La prima si tratta di una ‘banale’ circolare del Dipartimento dell’amministrazione penitenziaria (Dap) e riguarda le telefonate che possono essere effettuate dai detenuti, oggi incredibilmente limitate a solo dieci minuti alla settimana. Un aumento del minutaggio complessivo autorizzato dal Dap potrebbe certamente alleviare i momenti di solitudine e sconforto, spesso causa dei suicidi. Molto poche, poi, sono le strutture dove i detenuti possono inviare una mail. Pur a fronte dello sviluppo della rete, nella maggior parte degli istituti di pena si comunica ancora con la lettera inviata in busta con il francobollo. Un sistema ottocentesco che non garantisce neppure tempistiche accettabili: fra l’inoltro, la ricezione e la risposta può trascorrere anche un mese.

La seconda soluzione riguarda il ricorso alla liberazione anticipata speciale, l’aumento dei giorni da scontare per i meritevoli. Per questo provvedimento, però, serve il via libera del Parlamento. Secondo il Garante nazionale dei detenuti, Mauro Palma, serve allora “un deciso cambio di rotta” da parte di tutti i partiti politici “che metta da parte lo scontro ideologico e ragionando in termini di utilità e funzionalità, nel quadro delineato dalla nostra Costituzione”.

Una effettiva riabilitazione passa dalla possibilità di un concreto reinserimento nella società. E anche su questo fronte i numeri sono impietosi: sui 55mila detenuti, ce ne sono 1.200 che frequentano l’università ma anche 900 analfabeti, solo fra gli italiani, senza considerare gli stranieri.

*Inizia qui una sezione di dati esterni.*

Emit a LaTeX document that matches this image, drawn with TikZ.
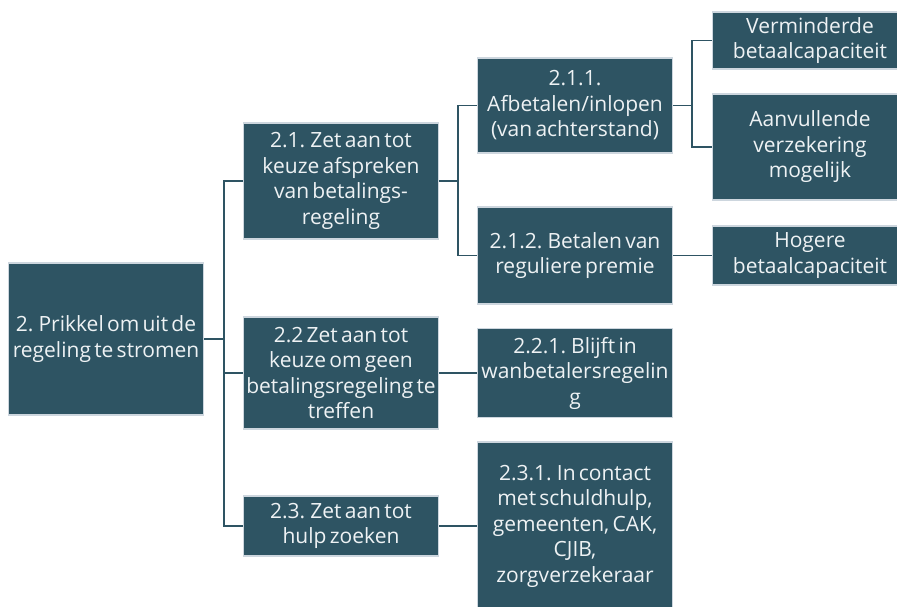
\documentclass[tikz,border=0pt]{standalone}
\usepackage{fontspec}
\setmainfont[WordSpace=0.6]{Open Sans}
\usepackage{tikz}
\usetikzlibrary{positioning}
\definecolor{boxteal}{RGB}{46,84,99}
\definecolor{boxedge}{RGB}{205,214,222}
\definecolor{boxtext}{RGB}{238,242,244}

\begin{document}
\begin{tikzpicture}[x=1pt, y=-1pt,
    box/.style={fill=boxteal, draw=boxedge, line width=1.2pt, text=boxtext,
      align=center, inner sep=1pt, minimum width=195pt,
      font=\fontsize{21}{25.5}\selectfont},
    link/.style={draw=boxteal, line width=1.8pt}]
      \useasboundingbox (0,0) rectangle (897,607);
      \clip (0,0) rectangle (897,607);
      % Root
      \node[box, minimum height=152pt] (root) at (106,339) {2. Prikkel om uit de\\regeling te stromen};
      % Second level
      \node[box, minimum height=116pt] (b21) at (341,181) {2.1. Zet aan tot\\keuze afspreken\\van betalings-\\regeling};
      \node[box, minimum height=112pt] (b22) at (341,373) {2.2 Zet aan tot\\keuze om geen\\betalingsregeling te\\treffen};
      \node[box, minimum height=60pt] (b23) at (341,526) {2.3. Zet aan tot\\hulp zoeken};
      % Third level
      \node[box, minimum height=95pt] (b211) at (575,105.5) {2.1.1.\\Afbetalen/inlopen\\(van achterstand)};
      \node[box, minimum height=97pt] (b212) at (575,255.5) {2.1.2. Betalen van\\reguliere premie};
      \node[box, minimum height=89pt] (b221) at (575,373) {2.2.1. Blijft in\\wanbetalersregelin\\g};
      \node[box, minimum height=168pt] (b231) at (575,526) {2.3.1. In contact\\met schuldhulp,\\gemeenten, CAK,\\CJIB,\\zorgverzekeraar};
      % Fourth level
      \node[box, minimum height=57pt] (minder) at (810,40.5) {Verminderde\\betaalcapaciteit};
      \node[box, minimum height=106pt] (aanv) at (810,147) {Aanvullende\\verzekering\\mogelijk};
      \node[box, minimum height=59pt] (hoger) at (810,255.5) {Hogere\\betaalcapaciteit};
      % Connectors
      \foreach \c in {b21,b22,b23}{
        \draw[link] (root.east) -- ++(20,0) |- (\c.west);
      }
      \foreach \c in {b211,b212}{
        \draw[link] (b21.east) -- ++(19,0) |- (\c.west);
      }
      \foreach \c in {minder,aanv}{
        \draw[link] (b211.east) -- ++(19,0) |- (\c.west);
      }
      \draw[link] (b212.east) -- (hoger.west);
      \draw[link] (b22.east) -- (b221.west);
      \draw[link] (b23.east) -- (b231.west);
    \end{tikzpicture}
\end{document}
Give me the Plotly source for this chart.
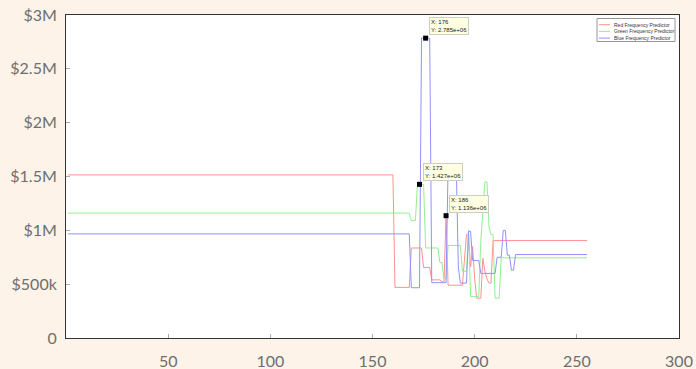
import numpy as np
import plotly.graph_objects as go

# Predicted price (USD) per sample index for each colour-frequency predictor.
# Breakpoints of the step-like series; segments between them are straight.
red_x = [1, 160, 161, 168, 169, 174, 175, 178, 179, 183, 184, 185, 186, 187, 194, 195,
         196, 197, 198, 199, 200, 201, 203, 204, 205, 206, 207, 208, 209, 255]
red_y = [1515000, 1515000, 470000, 470000, 836000, 836000, 655000, 655000, 540000, 540000,
         520000, 520000, 1136000, 490000, 490000, 700000, 960000, 960000, 660000, 850000,
         550000, 370000, 370000, 740000, 620000, 550000, 510000, 510000, 905000, 905000]

green_x = [1, 168, 169, 171, 172, 175, 176, 182, 183, 184, 185, 186, 187, 193, 194, 196,
           197, 198, 202, 203, 205, 206, 207, 208, 209, 210, 212, 213, 255]
green_y = [1160000, 1160000, 1090000, 1090000, 1427000, 1427000, 836000, 836000, 700000,
           700000, 550000, 550000, 860000, 860000, 620000, 620000, 1000000, 384000, 384000,
           900000, 1450000, 1450000, 1035000, 960000, 960000, 370000, 370000, 745000, 745000]

blue_x = [1, 168, 169, 173, 174, 178, 179, 186, 187, 191, 192, 193, 196, 197, 198, 199,
          202, 203, 210, 211, 213, 214, 215, 216, 217, 218, 219, 220, 255]
blue_y = [967000, 967000, 467000, 467000, 2785000, 2785000, 514000, 514000, 1600000, 1600000,
          660000, 510000, 510000, 990000, 990000, 720000, 720000, 600000, 600000, 750000,
          750000, 1000000, 1000000, 770000, 770000, 630000, 630000, 775000, 775000]

series_names = ["Red Frequency Predictor", "Green Frequency Predictor", "Blue Frequency Predictor"]
series_colors = ["rgb(255,145,145)", "rgb(145,240,145)", "rgb(145,145,255)"]

# Data tips: (series index, sample index)
tips = [(2, 176), (1, 173), (0, 186)]

x_ticks = [50, 100, 150, 200, 250, 300]
y_ticks = [0, 500000, 1000000, 1500000, 2000000, 2500000, 3000000]
y_tick_text = ["0", "$500k", "$1M", "$1.5M", "$2M", "$2.5M", "$3M"]

series = [(red_x, red_y), (green_x, green_y), (blue_x, blue_y)]

fig = go.Figure()
for (sx, sy), name, color in zip(series, series_names, series_colors):
    fig.add_trace(go.Scatter(x=sx, y=sy, mode="lines", name=name,
                             line=dict(color=color, width=1), showlegend=False))

tip_x, tip_y = [], []
for si, tx in tips:
    sx, sy = series[si]
    ty = float(np.interp(tx, sx, sy))
    tip_x.append(tx)
    tip_y.append(ty)
    fig.add_annotation(x=tx, y=ty, xref="x", yref="y", showarrow=False,
                       text=f"X: {tx}<br>Y: {ty:.3e}", align="left",
                       xanchor="left", yanchor="bottom", xshift=3, yshift=3,
                       bgcolor="rgb(255,255,225)", bordercolor="rgb(205,205,195)",
                       borderwidth=1, borderpad=1,
                       font=dict(family="Liberation Sans", size=6, color="#222"))
fig.add_trace(go.Scatter(x=tip_x, y=tip_y, mode="markers", showlegend=False,
                         marker=dict(symbol="square", size=5, color="black")))

# Legend box in the upper-right corner of the axes
L, R, B, T = 66, 679, 338, 15
def px(v):
    return (v - L) / (R - L)
def py(v):
    return (B - v) / (B - T)

fig.add_shape(type="rect", xref="paper", yref="paper",
              x0=px(597), x1=px(675), y0=py(41.5), y1=py(18.5),
              fillcolor="white", line=dict(color="rgb(150,150,150)", width=1))
for i, (name, color) in enumerate(zip(series_names, series_colors)):
    yy = 24.7 + i * 6.7
    fig.add_shape(type="line", xref="paper", yref="paper",
                  x0=px(599), x1=px(610), y0=py(yy), y1=py(yy),
                  line=dict(color=color, width=1))
    fig.add_annotation(x=px(612), y=py(yy), xref="paper", yref="paper",
                       text=name, showarrow=False, xanchor="left", yanchor="middle",
                       font=dict(family="Liberation Sans", size=5, color="#333"))

tick_font = dict(family="Lato", size=16, color="#6e6e6e")
fig.update_layout(
    width=696, height=369,
    margin=dict(l=L, r=696 - R, t=T, b=369 - B),
    paper_bgcolor="#fdf3e9", plot_bgcolor="white",
    xaxis=dict(range=[0, 300], tickvals=x_ticks, ticks="inside", ticklen=4,
               tickcolor="#aaa", showgrid=False, zeroline=False, automargin=False,
               showline=True, mirror=True, linecolor="#333", linewidth=1,
               tickfont=tick_font, ticklabelstandoff=9),
    yaxis=dict(range=[0, 3000000], tickvals=y_ticks, ticktext=y_tick_text,
               ticks="inside", ticklen=4, tickcolor="#aaa", showgrid=False,
               zeroline=False, showline=True, mirror=True, linecolor="#333",
               linewidth=1, tickfont=tick_font, ticklabelstandoff=5, automargin=False),
)

fig.write_html("out.html")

Il dato che deve, comunque, far riflettere riguarda chi si trova oggi in carcere. 1.301 persone hanno avuto una pena inferiore a un anno mentre altre 2.567 hanno una condanna compresa tra uno e due anni. “Quasi 4 mila persone per cui il carcere non può far nulla: è troppo poco tempo per poter costruire un reale percorso di conoscenza e di riabilitazione, ma è abbastanza per cucire addosso alla persona detenuta uno stigma che ne pregiudica spesso un effettivo reinserimento sociale”, ricorda il Garante, secondo cui “in questi casi il rischio è che il carcere sia inutile in partenza e aggravante in uscita”. Ma, come da più parti ricordato, “il tema del carcere porta pochi voti e scarsi consensi”.